** What the exercise asks **
Skip the pictures. Repeat everything else in the records word for word.

╭─ Supplied data

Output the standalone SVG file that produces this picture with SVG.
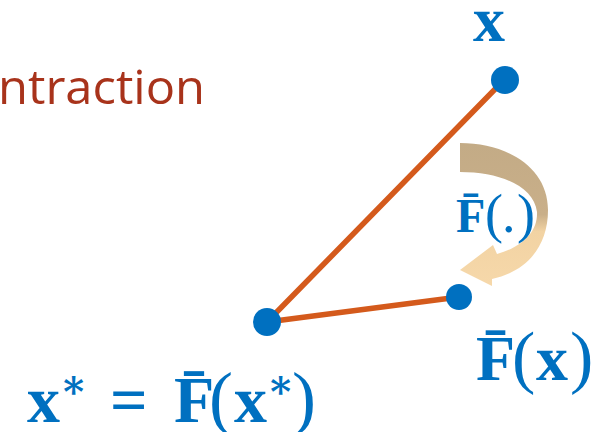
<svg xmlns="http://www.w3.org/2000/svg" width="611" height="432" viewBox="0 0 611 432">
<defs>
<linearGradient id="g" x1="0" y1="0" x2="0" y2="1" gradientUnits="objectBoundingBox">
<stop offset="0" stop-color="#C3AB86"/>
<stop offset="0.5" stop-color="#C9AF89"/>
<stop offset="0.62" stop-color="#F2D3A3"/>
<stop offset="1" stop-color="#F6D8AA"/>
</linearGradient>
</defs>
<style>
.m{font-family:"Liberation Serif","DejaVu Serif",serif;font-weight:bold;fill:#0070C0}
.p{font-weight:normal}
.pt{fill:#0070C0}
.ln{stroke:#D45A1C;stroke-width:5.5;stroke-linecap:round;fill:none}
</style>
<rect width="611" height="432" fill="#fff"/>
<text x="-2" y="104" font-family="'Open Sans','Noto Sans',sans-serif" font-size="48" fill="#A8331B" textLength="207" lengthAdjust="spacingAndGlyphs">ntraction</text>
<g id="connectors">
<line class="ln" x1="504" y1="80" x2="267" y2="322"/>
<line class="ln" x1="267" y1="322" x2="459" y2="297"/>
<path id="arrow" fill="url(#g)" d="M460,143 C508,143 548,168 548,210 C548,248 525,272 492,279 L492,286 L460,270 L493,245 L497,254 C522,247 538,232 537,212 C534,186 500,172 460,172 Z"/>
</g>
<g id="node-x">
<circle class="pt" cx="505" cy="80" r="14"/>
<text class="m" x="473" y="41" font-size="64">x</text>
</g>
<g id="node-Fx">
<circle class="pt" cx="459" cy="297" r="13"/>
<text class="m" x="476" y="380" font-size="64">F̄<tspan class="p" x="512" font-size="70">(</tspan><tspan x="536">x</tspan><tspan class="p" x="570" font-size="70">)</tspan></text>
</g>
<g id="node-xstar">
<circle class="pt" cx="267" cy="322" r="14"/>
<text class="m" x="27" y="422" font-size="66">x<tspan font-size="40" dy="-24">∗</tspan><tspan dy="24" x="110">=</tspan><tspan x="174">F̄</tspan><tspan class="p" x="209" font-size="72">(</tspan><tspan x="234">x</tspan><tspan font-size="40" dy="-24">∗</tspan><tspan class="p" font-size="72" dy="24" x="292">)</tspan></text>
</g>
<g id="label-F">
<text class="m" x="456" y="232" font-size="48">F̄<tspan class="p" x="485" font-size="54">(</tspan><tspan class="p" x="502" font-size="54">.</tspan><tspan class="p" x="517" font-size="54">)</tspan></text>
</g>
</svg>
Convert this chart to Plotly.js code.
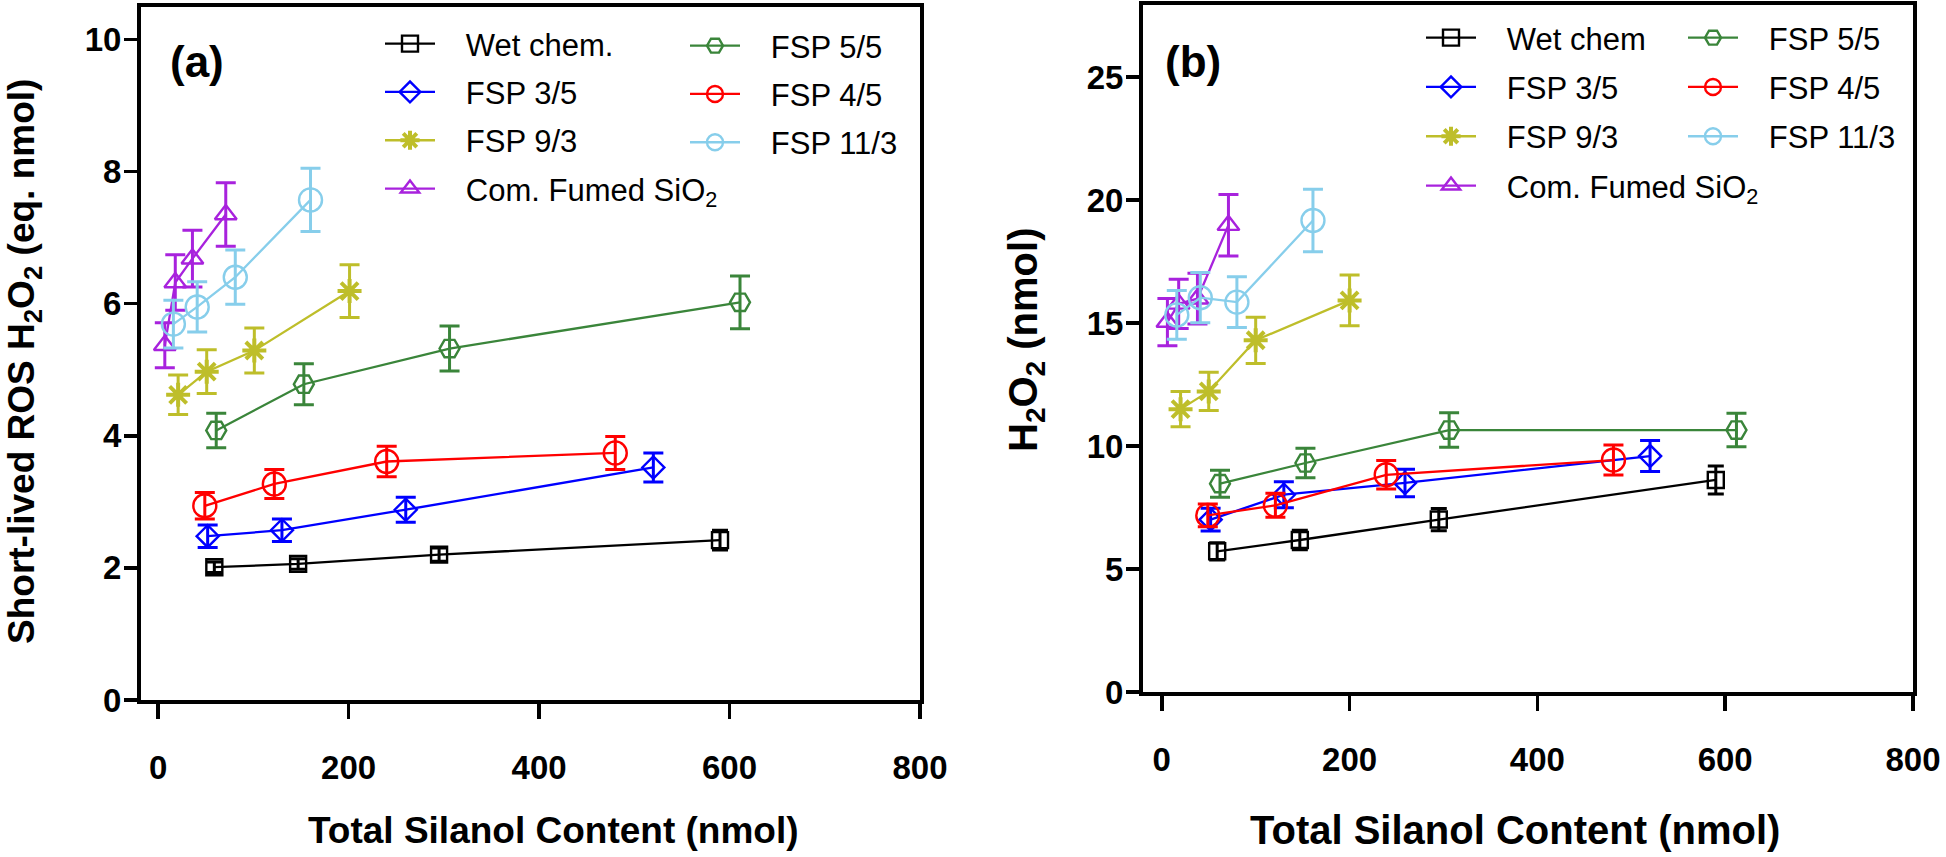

╰─

** Answer below **
Output the standalone SVG file that produces this picture with SVG.
<svg xmlns="http://www.w3.org/2000/svg" width="611" height="432" viewBox="0 0 611 432">
<defs>
<linearGradient id="g" x1="0" y1="0" x2="0" y2="1" gradientUnits="objectBoundingBox">
<stop offset="0" stop-color="#C3AB86"/>
<stop offset="0.5" stop-color="#C9AF89"/>
<stop offset="0.62" stop-color="#F2D3A3"/>
<stop offset="1" stop-color="#F6D8AA"/>
</linearGradient>
</defs>
<style>
.m{font-family:"Liberation Serif","DejaVu Serif",serif;font-weight:bold;fill:#0070C0}
.p{font-weight:normal}
.pt{fill:#0070C0}
.ln{stroke:#D45A1C;stroke-width:5.5;stroke-linecap:round;fill:none}
</style>
<rect width="611" height="432" fill="#fff"/>
<text x="-2" y="104" font-family="'Open Sans','Noto Sans',sans-serif" font-size="48" fill="#A8331B" textLength="207" lengthAdjust="spacingAndGlyphs">ntraction</text>
<g id="connectors">
<line class="ln" x1="504" y1="80" x2="267" y2="322"/>
<line class="ln" x1="267" y1="322" x2="459" y2="297"/>
<path id="arrow" fill="url(#g)" d="M460,143 C508,143 548,168 548,210 C548,248 525,272 492,279 L492,286 L460,270 L493,245 L497,254 C522,247 538,232 537,212 C534,186 500,172 460,172 Z"/>
</g>
<g id="node-x">
<circle class="pt" cx="505" cy="80" r="14"/>
<text class="m" x="473" y="41" font-size="64">x</text>
</g>
<g id="node-Fx">
<circle class="pt" cx="459" cy="297" r="13"/>
<text class="m" x="476" y="380" font-size="64">F̄<tspan class="p" x="512" font-size="70">(</tspan><tspan x="536">x</tspan><tspan class="p" x="570" font-size="70">)</tspan></text>
</g>
<g id="node-xstar">
<circle class="pt" cx="267" cy="322" r="14"/>
<text class="m" x="27" y="422" font-size="66">x<tspan font-size="40" dy="-24">∗</tspan><tspan dy="24" x="110">=</tspan><tspan x="174">F̄</tspan><tspan class="p" x="209" font-size="72">(</tspan><tspan x="234">x</tspan><tspan font-size="40" dy="-24">∗</tspan><tspan class="p" font-size="72" dy="24" x="292">)</tspan></text>
</g>
<g id="label-F">
<text class="m" x="456" y="232" font-size="48">F̄<tspan class="p" x="485" font-size="54">(</tspan><tspan class="p" x="502" font-size="54">.</tspan><tspan class="p" x="517" font-size="54">)</tspan></text>
</g>
</svg>
Convert this chart to Plotly.js code.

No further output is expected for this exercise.